生成AIブームで高まるデータセキュリティの重要性

今回は「生成AIブームで高まるデータセキュリティの重要性」についてご紹介します。

関連ワード (セキュリティ等) についても参考にしながら、ぜひ本記事について議論していってくださいね。

本記事は、ZDNet Japan様で掲載されている内容を参考にしておりますので、より詳しく内容を知りたい方は、ページ下の元記事リンクより参照ください。


 人工知能(AI)、特に生成AIへの注目の高まりは、企業がセキュリティに力を入れる必要も高まっていることを意味する。しかし企業は、まだ重要データを保護するための基本的な対策さえ十分にできていない。

 OpenAIの「ChatGPT」が大きなきっかけとなって生成AIへの関心が高まったことで、企業はこの技術をどう活用すべきかを検討するようになった。

 IBMが米国時間6月26日に発表したレポートによれば、同社の調査に回答した企業の最高経営責任者(CEO)の半数近く(43%)が、自社はすでに戦略的な意思決定に生成AIを利用していると述べており、36%は業務運営上の意思決定にこの技術を利用していると答えていた。また、回答者の半数が、自社の製品やサービスに生成AIを統合しようとしていた。これらの数字は、シンガポールと米国を含む世界30市場の3000人を超えるCEOを対象としたインタビュー調査に基づくものだ。

 企業のCEOは、AIが抱えているバイアスや、倫理面、安全性などに関する潜在的なリスクを警戒しており、回答者の57%はデータのセキュリティについて、48%はデータの正確性や偏りについて懸念していると述べている。また76%は、ビジネスのエコシステム全体のサイバーセキュリティを効果的に実現するには、一貫性のある基準やガバナンスが必要だと考えていることも分かった。

 さらに、回答者の56%は、一貫性のある基準の欠如が原因で、少なくとも1件の大規模な投資を留保していると述べていた。データのセキュリティやプライバシーに関して利害関係者が求めている情報を、正確かつ包括的に報告できる能力があると確信できていた回答者は、全体の55%に過ぎなかった。
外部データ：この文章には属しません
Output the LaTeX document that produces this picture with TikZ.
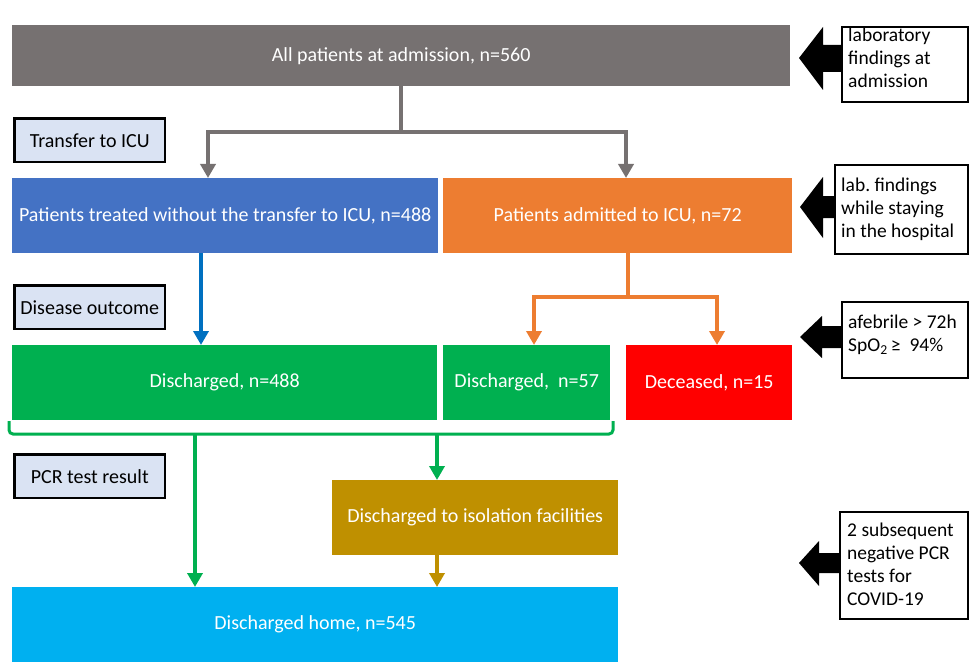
\documentclass[tikz,border=0pt]{standalone}
\usepackage{fontspec}
\setmainfont{Carlito}
\frenchspacing
\usetikzlibrary{arrows.meta}
\definecolor{cgray}{HTML}{767171}
\definecolor{cblue}{HTML}{4472C4}
\definecolor{cblueline}{HTML}{0070C0}
\definecolor{corange}{HTML}{ED7D31}
\definecolor{cgreen}{HTML}{00B050}
\definecolor{cred}{HTML}{FF0000}
\definecolor{cgold}{HTML}{BF9000}
\definecolor{ccyan}{HTML}{00B0F0}
\definecolor{clabel}{HTML}{DAE3F3}
\tikzset{
  flowbox/.style={draw=none, text=white, inner sep=0pt, anchor=north west,
    font=\fontsize{20}{24}\selectfont},
  labelbox/.style={draw=black, line width=2.5pt, fill=clabel, text=black, inner sep=0pt,
    anchor=north west, minimum width=150.5pt, minimum height=43.5pt,
    font=\fontsize{20}{24}\selectfont},
  notebox/.style={draw=black, line width=2pt, fill=white, inner sep=0pt, anchor=north west},
  notetext/.style={text=black, inner sep=0pt, anchor=base west, align=left,
    font=\fontsize{19.5}{22.8}\selectfont},
  conn/.style={line width=#1, -{Triangle[width=15pt,length=14pt]}},
  conn/.default=4pt,
  fatarrow/.style={fill=black, draw=none}
}
\begin{document}
\begin{tikzpicture}[x=1pt,y=-1pt]
\useasboundingbox (0,0) rectangle (973,671);
% main boxes
\node[flowbox, fill=cgray, minimum width=778pt, minimum height=61pt] (all) at (12,25) {All patients at admission, n=560};
\node[flowbox, fill=cblue, minimum width=426pt, minimum height=75pt] (blue) at (12,178) {Patients treated without the transfer to ICU, n=488};
\node[flowbox, fill=corange, minimum width=349pt, minimum height=75pt] (orange) at (443,178) {Patients admitted to ICU, n=72};
\node[flowbox, fill=cgreen, minimum width=425pt, minimum height=75pt] (dis1) at (12,345) {Discharged, n=488};
\node[flowbox, fill=cgreen, minimum width=167pt, minimum height=75pt] (dis2) at (443,345) {Discharged,\ \ n=57};
\node[flowbox, fill=cred, minimum width=166pt, minimum height=75pt] (dec) at (626,345) {Deceased, n=15};
\node[flowbox, fill=cgold, minimum width=286pt, minimum height=75pt] (iso) at (332,480) {Discharged to isolation facilities};
\node[flowbox, fill=ccyan, minimum width=606pt, minimum height=75pt] (home) at (12,587) {Discharged home, n=545};
% label boxes
\node[labelbox] (l1) at (13.25,117.25) {Transfer to ICU};
\node[labelbox] (l2) at (13.25,284.25) {Disease outcome};
\node[labelbox] (l3) at (13.25,453.25) {PCR test result};
% note boxes (text anchored at the baseline of its last line)
\node[notebox, minimum width=126pt, minimum height=75pt] (n1) at (841,26) {};
\node[notetext] (n1t) at (848,87.5) {laboratory\\findings at\\admission};
\node[notebox, minimum width=133pt, minimum height=89pt] (n2) at (834,164) {};
\node[notetext] (n2t) at (841,237) {lab. findings\\while staying\\in the hospital};
\node[notebox, minimum width=126pt, minimum height=76pt] (n3) at (841,301) {};
\node[notetext] (n3t) at (848,351) {afebrile > 72h\\SpO\textsubscript{2}\,≥\ \ 94\%};
\node[notebox, minimum width=128pt, minimum height=107pt] (n4) at (839,511) {};
\node[notetext] (n4t) at (847,605) {2 subsequent\\negative PCR\\tests for\\COVID-19};
% fat arrows
\fill[fatarrow] (n1.west |- 0,45) -- (823,45) -- (823,27) -- (799,58) -- (823,90) -- (823,72) -- (n1.west |- 0,72) -- cycle;
\fill[fatarrow] (n2.west |- 0,196) -- (823,196) -- (823,177) -- (800,207) -- (823,238) -- (823,218) -- (n2.west |- 0,218) -- cycle;
\fill[fatarrow] (n3.west |- 0,326) -- (822,326) -- (822,316) -- (800,337) -- (822,358) -- (822,348) -- (n3.west |- 0,348) -- cycle;
\fill[fatarrow] (n4.west |- 0,553) -- (819,553) -- (819,541) -- (799,563) -- (819,586) -- (819,573) -- (n4.west |- 0,573) -- cycle;
% gray connectors
\coordinate (g1) at (208,132);
\coordinate (g2) at (626,132);
\draw[cgray, conn=4.5pt] (all.south) -- (all.south |- g1) -| (g1 |- blue.north);
\draw[cgray, conn=4.5pt] (all.south |- g1) -| (g2 |- orange.north);
% blue connector
\coordinate (b0) at (201,253);
\draw[cblueline, conn] (b0) -- (b0 |- dis1.north);
% orange connectors
\coordinate (o0) at (628,297);
\coordinate (o1) at (534,297);
\coordinate (o2) at (717,297);
\draw[corange, conn] (o0 |- orange.south) -- (o0) -| (o1 |- dis2.north);
\draw[corange, conn] (o0) -| (o2 |- dec.north);
% bracket
\coordinate (k1) at (195,434);
\coordinate (k2) at (437,434);
\draw[cgreen, line width=3pt, rounded corners=4pt] (9,421) -- (9,434) -- (613,434) -- (613,421);
\draw[cgreen, conn] (k1) -- (k1 |- home.north);
\draw[cgreen, conn] (k2) -- (k2 |- iso.north);
\draw[cgold, conn] (k2 |- iso.south) -- (k2 |- home.north);
\end{tikzpicture}
\end{document}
 このような自信のなさは、企業が潜在的な脅威の管理方法を再考する必要があることを意味している。GartnerのバイスプレジデントアナリストであるAvivah Litan氏は、AIに関するさまざまなリスクについて議論する記事の中で、生成AIは、攻撃側のソーシャルエンジニアリングやフィッシング攻撃を高度化させるだけでなく、攻撃コードを生み出すことも容易にすると述べている。

 生成AIの基盤モデルを提供しているベンダーは、サイバーセキュリティに脅威を及ぼすようなリクエストを拒否するようにモデルをトレーニングしていると主張しているが、Litan氏は、導入されているセキュリティ対策を監査できるようなツールが顧客に提供されているわけではないと指摘している。

 ほかにも、従業員が生成AIのチャットボットとのやりとりの中で機密情報や占有データを暴露してしまうような場合もある。「これらのアプリケーションは、ユーザーの入力から得た情報を無期限に保存しているかもしれず、それらの情報が他のモデルのトレーニングに使われ、さらに機密が損なわれる可能性すらある。またそうした情報は、セキュリティ侵害が起きれば悪者の手に落ちるかもしれない」と同氏は言う。

 Litan氏は、企業に対して、新たに生じるリスクやセキュリティ要件を管理する戦略を策定し、ユーザーと生成AIの基盤モデルをホストする企業の間を流れるデータやプロセスを管理するために、必要なツールを新たに導入することを勧めている。

 同氏は、ChatGPTのようなツールの無許可利用の監視や、ポリシー違反の検出に、既存のセキュリティ管理の仕組みやダッシュボードを活用すべきだと述べている。例えば、ファイアウォールを使えばユーザーのアクセスをブロックできるし、セキュリティ情報イベント管理システム(SIEM)を使えば、ポリシー違反のイベントログを監視することが可能になる。また、セキュアウェブゲートウェイを導入すれば、無許可のAPI呼び出しを監視することもできる。